--- Directions ---
Retype the opening lines of the data exactly, stopping after the line that contains "plt.rcParams['font.family'] = ['Lato', 'DejaVu". Skip every picture.
____________________
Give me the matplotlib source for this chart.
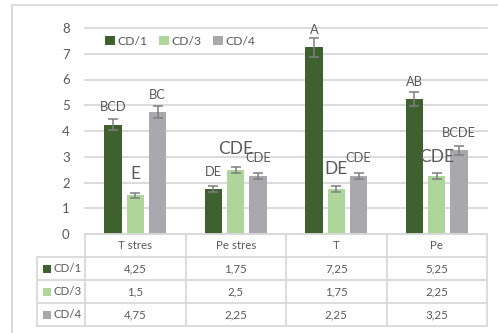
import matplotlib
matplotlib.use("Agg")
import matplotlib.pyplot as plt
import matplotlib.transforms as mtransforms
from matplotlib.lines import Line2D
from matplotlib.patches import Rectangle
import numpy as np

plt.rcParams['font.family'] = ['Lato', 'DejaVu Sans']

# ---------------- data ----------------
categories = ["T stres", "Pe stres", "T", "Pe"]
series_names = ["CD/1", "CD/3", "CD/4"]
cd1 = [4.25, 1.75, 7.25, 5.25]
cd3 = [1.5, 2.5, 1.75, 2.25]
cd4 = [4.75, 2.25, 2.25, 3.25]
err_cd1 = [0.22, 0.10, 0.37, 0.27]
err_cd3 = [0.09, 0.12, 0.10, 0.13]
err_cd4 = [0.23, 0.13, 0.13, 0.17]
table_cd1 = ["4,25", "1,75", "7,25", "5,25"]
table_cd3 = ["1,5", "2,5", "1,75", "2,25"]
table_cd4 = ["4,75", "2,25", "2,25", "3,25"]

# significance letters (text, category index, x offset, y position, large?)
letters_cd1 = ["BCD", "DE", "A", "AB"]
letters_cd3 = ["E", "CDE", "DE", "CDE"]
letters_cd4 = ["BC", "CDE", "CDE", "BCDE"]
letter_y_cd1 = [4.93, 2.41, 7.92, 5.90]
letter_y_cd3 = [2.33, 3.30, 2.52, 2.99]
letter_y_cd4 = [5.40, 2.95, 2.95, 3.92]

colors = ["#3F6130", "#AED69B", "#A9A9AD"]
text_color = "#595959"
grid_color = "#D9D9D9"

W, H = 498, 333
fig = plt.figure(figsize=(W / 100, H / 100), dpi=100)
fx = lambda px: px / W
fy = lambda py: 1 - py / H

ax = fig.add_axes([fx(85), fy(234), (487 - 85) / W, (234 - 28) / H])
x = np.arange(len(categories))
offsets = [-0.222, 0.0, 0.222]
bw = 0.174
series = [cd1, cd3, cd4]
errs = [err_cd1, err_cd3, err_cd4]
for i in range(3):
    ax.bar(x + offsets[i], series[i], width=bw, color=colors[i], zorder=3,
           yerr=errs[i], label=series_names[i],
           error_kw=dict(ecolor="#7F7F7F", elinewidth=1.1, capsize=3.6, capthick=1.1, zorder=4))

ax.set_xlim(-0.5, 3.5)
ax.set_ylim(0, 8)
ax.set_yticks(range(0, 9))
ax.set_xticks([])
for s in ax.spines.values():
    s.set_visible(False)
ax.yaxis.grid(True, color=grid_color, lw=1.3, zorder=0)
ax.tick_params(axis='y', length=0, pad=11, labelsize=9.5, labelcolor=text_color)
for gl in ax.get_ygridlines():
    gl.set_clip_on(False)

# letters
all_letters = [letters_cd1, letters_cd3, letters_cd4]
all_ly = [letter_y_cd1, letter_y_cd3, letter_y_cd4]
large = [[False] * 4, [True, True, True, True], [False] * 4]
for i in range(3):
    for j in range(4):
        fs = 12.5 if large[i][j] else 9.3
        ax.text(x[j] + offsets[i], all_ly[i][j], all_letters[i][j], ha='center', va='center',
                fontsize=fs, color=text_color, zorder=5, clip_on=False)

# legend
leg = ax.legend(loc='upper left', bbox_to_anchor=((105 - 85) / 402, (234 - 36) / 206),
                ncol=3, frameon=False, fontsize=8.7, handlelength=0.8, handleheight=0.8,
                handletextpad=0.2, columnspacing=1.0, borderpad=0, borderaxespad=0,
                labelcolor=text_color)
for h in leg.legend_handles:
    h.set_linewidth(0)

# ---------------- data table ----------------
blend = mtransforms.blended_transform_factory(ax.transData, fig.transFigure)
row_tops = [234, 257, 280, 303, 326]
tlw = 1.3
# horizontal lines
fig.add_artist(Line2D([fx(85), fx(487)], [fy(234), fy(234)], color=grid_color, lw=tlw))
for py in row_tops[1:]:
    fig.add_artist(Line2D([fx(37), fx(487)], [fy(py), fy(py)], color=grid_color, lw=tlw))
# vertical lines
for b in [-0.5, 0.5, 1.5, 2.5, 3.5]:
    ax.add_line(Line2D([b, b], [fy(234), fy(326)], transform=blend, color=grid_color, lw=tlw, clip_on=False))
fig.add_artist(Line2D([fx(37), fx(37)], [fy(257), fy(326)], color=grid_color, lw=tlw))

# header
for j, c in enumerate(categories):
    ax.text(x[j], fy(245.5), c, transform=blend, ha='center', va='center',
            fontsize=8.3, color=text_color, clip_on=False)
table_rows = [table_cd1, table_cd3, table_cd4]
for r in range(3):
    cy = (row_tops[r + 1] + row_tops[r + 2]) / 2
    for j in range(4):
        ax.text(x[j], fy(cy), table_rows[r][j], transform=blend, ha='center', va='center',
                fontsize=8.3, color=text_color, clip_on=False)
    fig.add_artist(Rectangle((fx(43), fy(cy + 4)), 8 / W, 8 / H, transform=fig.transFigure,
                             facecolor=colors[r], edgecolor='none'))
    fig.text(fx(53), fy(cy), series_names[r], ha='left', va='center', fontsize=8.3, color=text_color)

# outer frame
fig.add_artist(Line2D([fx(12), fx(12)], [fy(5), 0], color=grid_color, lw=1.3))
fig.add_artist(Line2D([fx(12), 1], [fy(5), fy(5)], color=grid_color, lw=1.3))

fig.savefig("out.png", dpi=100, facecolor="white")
____________________
--- Solution to this task ---
Give me the matplotlib source for this chart.
import matplotlib
matplotlib.use("Agg")
import matplotlib.pyplot as plt
import matplotlib.transforms as mtransforms
from matplotlib.lines import Line2D
from matplotlib.patches import Rectangle
import numpy as np

plt.rcParams['font.family'] = ['Lato', 'DejaVu Sans']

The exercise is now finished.